(Rows from a dataset of charts and code)
— BEGIN —
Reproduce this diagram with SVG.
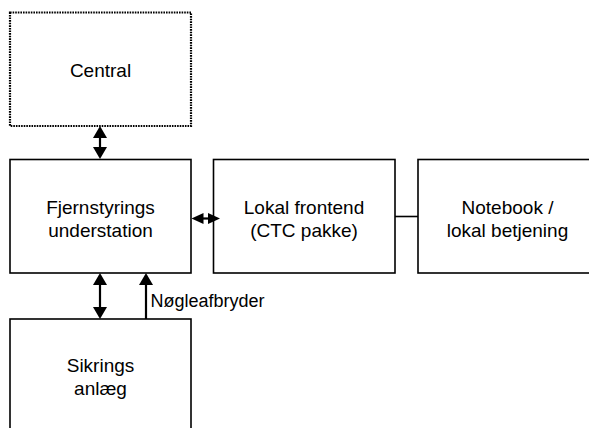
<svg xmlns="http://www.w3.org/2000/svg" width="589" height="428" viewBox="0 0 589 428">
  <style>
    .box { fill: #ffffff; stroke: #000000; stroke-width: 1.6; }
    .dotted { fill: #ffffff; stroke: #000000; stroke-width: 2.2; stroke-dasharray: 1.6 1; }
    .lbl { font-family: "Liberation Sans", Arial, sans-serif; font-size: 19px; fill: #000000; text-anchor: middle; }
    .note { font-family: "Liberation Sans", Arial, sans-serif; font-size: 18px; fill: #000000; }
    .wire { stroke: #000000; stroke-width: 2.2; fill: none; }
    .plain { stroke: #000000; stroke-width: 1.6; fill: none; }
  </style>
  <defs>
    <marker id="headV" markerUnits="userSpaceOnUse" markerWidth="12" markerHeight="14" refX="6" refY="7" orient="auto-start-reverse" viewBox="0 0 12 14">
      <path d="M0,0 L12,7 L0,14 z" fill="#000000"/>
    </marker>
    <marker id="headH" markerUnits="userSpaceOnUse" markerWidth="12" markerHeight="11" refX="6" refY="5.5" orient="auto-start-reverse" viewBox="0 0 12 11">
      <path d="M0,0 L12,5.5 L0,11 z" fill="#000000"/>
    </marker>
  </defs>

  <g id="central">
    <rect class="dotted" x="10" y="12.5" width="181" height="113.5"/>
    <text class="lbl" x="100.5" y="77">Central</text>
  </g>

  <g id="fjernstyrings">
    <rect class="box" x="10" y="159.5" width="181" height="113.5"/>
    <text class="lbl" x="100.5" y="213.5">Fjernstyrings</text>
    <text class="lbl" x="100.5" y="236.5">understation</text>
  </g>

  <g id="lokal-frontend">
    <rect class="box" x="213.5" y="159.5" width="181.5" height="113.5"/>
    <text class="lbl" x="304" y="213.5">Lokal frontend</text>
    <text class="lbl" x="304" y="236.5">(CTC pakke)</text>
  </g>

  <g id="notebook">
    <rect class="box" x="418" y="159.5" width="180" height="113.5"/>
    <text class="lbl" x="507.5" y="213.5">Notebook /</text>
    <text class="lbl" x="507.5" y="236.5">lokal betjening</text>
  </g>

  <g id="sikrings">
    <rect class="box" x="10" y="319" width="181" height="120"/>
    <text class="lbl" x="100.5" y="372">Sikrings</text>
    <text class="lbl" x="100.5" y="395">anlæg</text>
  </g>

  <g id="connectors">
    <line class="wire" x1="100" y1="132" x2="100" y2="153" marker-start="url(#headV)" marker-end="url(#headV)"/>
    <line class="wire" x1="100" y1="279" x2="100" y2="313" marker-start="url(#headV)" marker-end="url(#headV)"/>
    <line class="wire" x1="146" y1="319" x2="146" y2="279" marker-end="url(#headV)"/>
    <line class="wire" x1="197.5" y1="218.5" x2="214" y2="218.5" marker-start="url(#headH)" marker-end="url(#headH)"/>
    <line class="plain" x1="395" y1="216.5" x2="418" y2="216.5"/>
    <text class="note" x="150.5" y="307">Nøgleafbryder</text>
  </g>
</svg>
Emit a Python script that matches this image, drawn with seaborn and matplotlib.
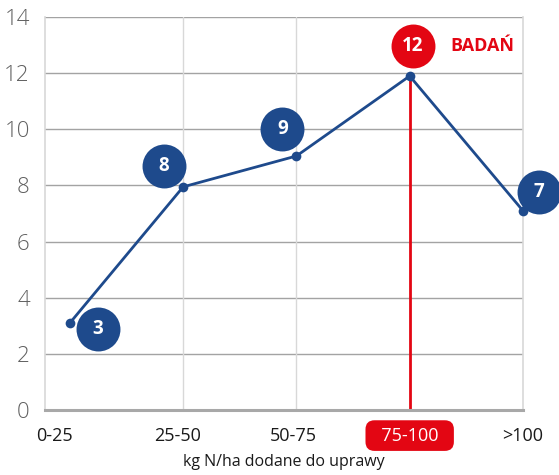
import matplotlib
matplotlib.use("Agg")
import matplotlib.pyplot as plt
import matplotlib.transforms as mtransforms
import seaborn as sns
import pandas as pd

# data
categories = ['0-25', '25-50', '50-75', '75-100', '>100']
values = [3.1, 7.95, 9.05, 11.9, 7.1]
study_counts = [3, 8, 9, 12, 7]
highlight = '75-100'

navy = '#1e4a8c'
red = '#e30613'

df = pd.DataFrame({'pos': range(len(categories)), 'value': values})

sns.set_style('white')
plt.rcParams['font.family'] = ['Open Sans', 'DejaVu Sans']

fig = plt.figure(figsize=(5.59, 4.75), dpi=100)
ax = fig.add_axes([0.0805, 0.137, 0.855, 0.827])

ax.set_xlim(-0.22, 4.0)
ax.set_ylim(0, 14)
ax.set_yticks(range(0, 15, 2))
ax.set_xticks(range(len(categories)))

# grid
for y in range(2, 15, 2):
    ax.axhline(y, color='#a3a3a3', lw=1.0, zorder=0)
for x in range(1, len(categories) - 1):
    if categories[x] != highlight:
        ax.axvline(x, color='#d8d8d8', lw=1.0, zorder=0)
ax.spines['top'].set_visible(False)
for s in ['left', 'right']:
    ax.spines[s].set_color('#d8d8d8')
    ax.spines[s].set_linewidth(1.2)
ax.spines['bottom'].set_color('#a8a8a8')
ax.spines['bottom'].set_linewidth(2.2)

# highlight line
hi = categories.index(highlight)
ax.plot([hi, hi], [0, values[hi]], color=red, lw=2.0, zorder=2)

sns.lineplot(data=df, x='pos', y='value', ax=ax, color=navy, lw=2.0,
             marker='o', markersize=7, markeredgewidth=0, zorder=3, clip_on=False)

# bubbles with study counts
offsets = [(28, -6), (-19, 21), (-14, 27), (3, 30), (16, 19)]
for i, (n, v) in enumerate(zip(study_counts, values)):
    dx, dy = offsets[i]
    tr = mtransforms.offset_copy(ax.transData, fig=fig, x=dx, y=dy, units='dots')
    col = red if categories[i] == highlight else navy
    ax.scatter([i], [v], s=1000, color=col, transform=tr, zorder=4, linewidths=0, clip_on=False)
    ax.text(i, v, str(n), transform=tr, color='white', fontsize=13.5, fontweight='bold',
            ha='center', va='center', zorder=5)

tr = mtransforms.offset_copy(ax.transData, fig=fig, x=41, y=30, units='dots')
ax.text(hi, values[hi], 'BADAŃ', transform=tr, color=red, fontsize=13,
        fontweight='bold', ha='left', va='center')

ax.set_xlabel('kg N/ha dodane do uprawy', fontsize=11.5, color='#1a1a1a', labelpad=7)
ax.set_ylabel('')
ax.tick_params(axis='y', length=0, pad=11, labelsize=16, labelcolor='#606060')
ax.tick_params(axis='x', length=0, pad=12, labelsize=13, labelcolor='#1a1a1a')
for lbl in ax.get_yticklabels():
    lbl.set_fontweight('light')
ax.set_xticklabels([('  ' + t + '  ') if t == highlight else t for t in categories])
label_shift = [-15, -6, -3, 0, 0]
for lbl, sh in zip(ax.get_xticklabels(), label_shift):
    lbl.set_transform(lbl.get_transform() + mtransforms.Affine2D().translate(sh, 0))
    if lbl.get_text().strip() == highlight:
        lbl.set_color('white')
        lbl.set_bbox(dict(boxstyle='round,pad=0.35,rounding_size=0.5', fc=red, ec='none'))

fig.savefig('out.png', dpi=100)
— END —
### EXERCISE TASK
Reproduce exactly the lines above starting at the line containing "Emit a Python" and ending at the line containing "ax.set_xticks(range(len(categories)))", including both, but not the pictures.

### SOLUTION FOR THIS TASK
Emit a Python script that matches this image, drawn with seaborn and matplotlib.
import matplotlib
matplotlib.use("Agg")
import matplotlib.pyplot as plt
import matplotlib.transforms as mtransforms
import seaborn as sns
import pandas as pd

# data
categories = ['0-25', '25-50', '50-75', '75-100', '>100']
values = [3.1, 7.95, 9.05, 11.9, 7.1]
study_counts = [3, 8, 9, 12, 7]
highlight = '75-100'

navy = '#1e4a8c'
red = '#e30613'

df = pd.DataFrame({'pos': range(len(categories)), 'value': values})

sns.set_style('white')
plt.rcParams['font.family'] = ['Open Sans', 'DejaVu Sans']

fig = plt.figure(figsize=(5.59, 4.75), dpi=100)
ax = fig.add_axes([0.0805, 0.137, 0.855, 0.827])

ax.set_xlim(-0.22, 4.0)
ax.set_ylim(0, 14)
ax.set_yticks(range(0, 15, 2))
ax.set_xticks(range(len(categories)))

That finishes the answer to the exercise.